Nos contos de Cláudio Dutra, inteligência e estranhamento são justamente os fluídos que melhor transbordam. Que melhor viciam. Poucos são os ficcionistas que conseguem equilibrar de maneira tão orgânica uma linguagem elegante, apolínea, e um imaginário delirante, dionisíaco.

Nesta coletânea primorosa, razão e fantasia convergem ardilosamente, conspirando contra a causalidade banal de nossa vida cotidiana. As surpresas insólitas acontecem numa atmosfera de Verdade ontológica, como se afirmassem: a verdadeira Vida sempre foi assim, refinada, mas absurda.
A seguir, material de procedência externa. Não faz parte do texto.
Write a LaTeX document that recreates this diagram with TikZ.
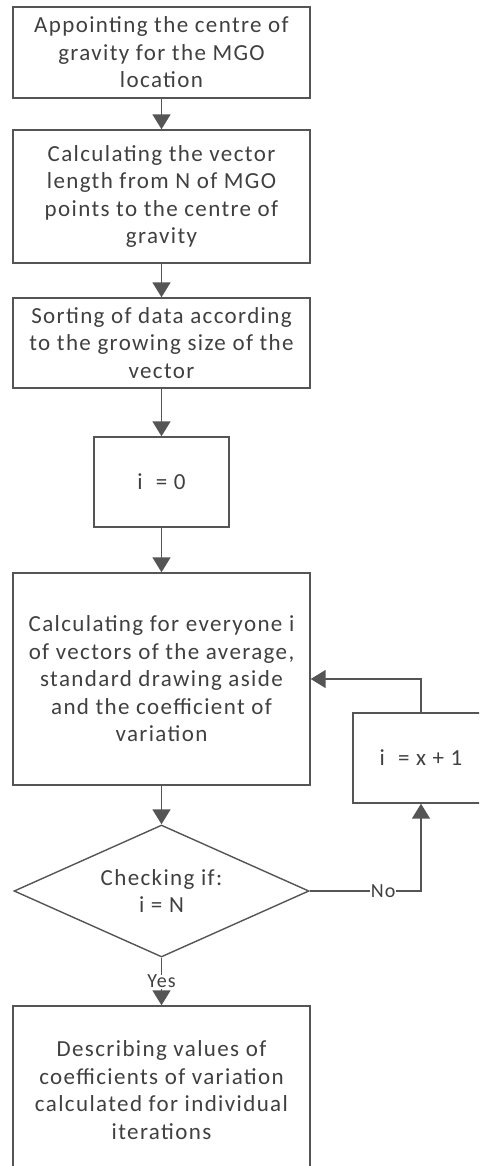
\documentclass[tikz,border=0pt]{standalone}
\usepackage{fontspec}
\setmainfont{Carlito}[LetterSpace=6]
\usetikzlibrary{arrows.meta,shapes.geometric}
\definecolor{linec}{HTML}{555555}
\definecolor{textc}{HTML}{404040}
\begin{document}
\begin{tikzpicture}[x=1pt,y=-1pt,
  box/.style={draw=linec,line width=1.4pt,fill=white,text=textc,align=center,
    font=\fontsize{23}{27.5}\selectfont,inner sep=0pt},
  conn/.style={draw=linec,line width=1.6pt,-{Triangle[length=15pt,width=18pt]}},
  lbl/.style={fill=white,text=textc,font=\fontsize{20}{22}\selectfont,inner sep=0.5pt}]
\useasboundingbox (0,0) rectangle (479,1166);
\clip (0,0) rectangle (479,1166);
\node[box,minimum width=297pt,minimum height=91pt] (b1) at (161.5,52.5)
  {Appointing the centre of\\gravity for the MGO\\location};
\node[box,minimum width=297pt,minimum height=133pt] (b2) at (161.5,196.5)
  {Calculating the vector\\length from N of MGO\\points to the centre of\\gravity};
\node[box,minimum width=297pt,minimum height=90pt] (b3) at (161.5,343)
  {Sorting of data according\\to the growing size of the\\vector};
\node[box,minimum width=135pt,minimum height=90pt] (b4) at (161.5,482)
  {i\ \ = 0};
\node[box,minimum width=297pt,minimum height=212pt] (b5) at (161.5,679)
  {Calculating for everyone i\\of vectors of the average,\\standard drawing aside\\and the coefficient of\\variation};
\node[box,minimum width=136pt,minimum height=90pt] (b6) at (421,758)
  {i\ \ = x + 1};
\node[box,diamond,minimum width=295pt,minimum height=132pt,aspect=2.235] (d) at (161.5,891)
  {Checking if:\\i = N};
\node[box,minimum width=297pt,minimum height=168pt] (b7) at (161.5,1090)
  {Describing values of\\coefficients of variation\\calculated for individual\\iterations};
\draw[conn] (b1) -- (b2);
\draw[conn] (b2) -- (b3);
\draw[conn] (b3) -- (b4);
\draw[conn] (b4) -- (b5);
\draw[conn] (b5) -- (d);
\draw[conn] (d.south) -- node[lbl,pos=0.5]{Yes} (b7.north);
\draw[conn] (d.east) -- node[lbl,pos=0.66]{No} (d.east -| b6.south) -- (b6.south);
\draw[conn] (b6.north) |- (b5.east);
\end{tikzpicture}
\end{document}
Bizarra. Abram os olhos e
contemplem. A tagarelice comprida de um engraxate fanfarrão, um sujeito ajudando uma velhinha a atravessar um cruzamento movimentado, os frequentadores habituais de uma academia de ginástica, a tentativa de entrevista de um jovem recenseador com uma velha senhora, um anfitrião oferecendo duas jujubas de cores diferentes… As cenas corriqueiras em poucas linhas ganham novas camadas que expõem sua dimensão onírica. De sonho. Ou mais frequentemente de pesadelo.
Cláudio Dutra é um mago bastante hábil na arte do encantamento. Sua prosa sem pressa, minuciosa, nos hipnotiza. Percepções cômicas brilham em todas as
páginas, e essa é a qualidade variável que me atrai na boa ficção fantástica: o humor que revitaliza, subtraindo de qualquer pesadelo parte de sua potência niilista. A sátira Por um trix é um dos melhores contos que eu li neste século.

Outra narrativa fascinante é Altomar, uma ficção futurista das mais inspiradas. Numa época em que os oceanos cobriram totalmente os continentes, os humanos remanescentes foram forçados a se organizar numa hierarquizada sociedade marítima. Uma distopia? Difícil dizer. Nesse conto a ambiguidade é muito forte. Se todos os cidadãos de um Estado totalitário estão bem adaptados, incluindo os quase escravizados, é justo carimbar distopia nesse arranjo? Talvez utopia assente melhor. Uma inquietante utopia de colmeia. Fico imaginando o que Homero, Camões e Fernando Pessoa pensariam desses grandes navegantes num mundo sem sequer um metro quadrado de terra à vista.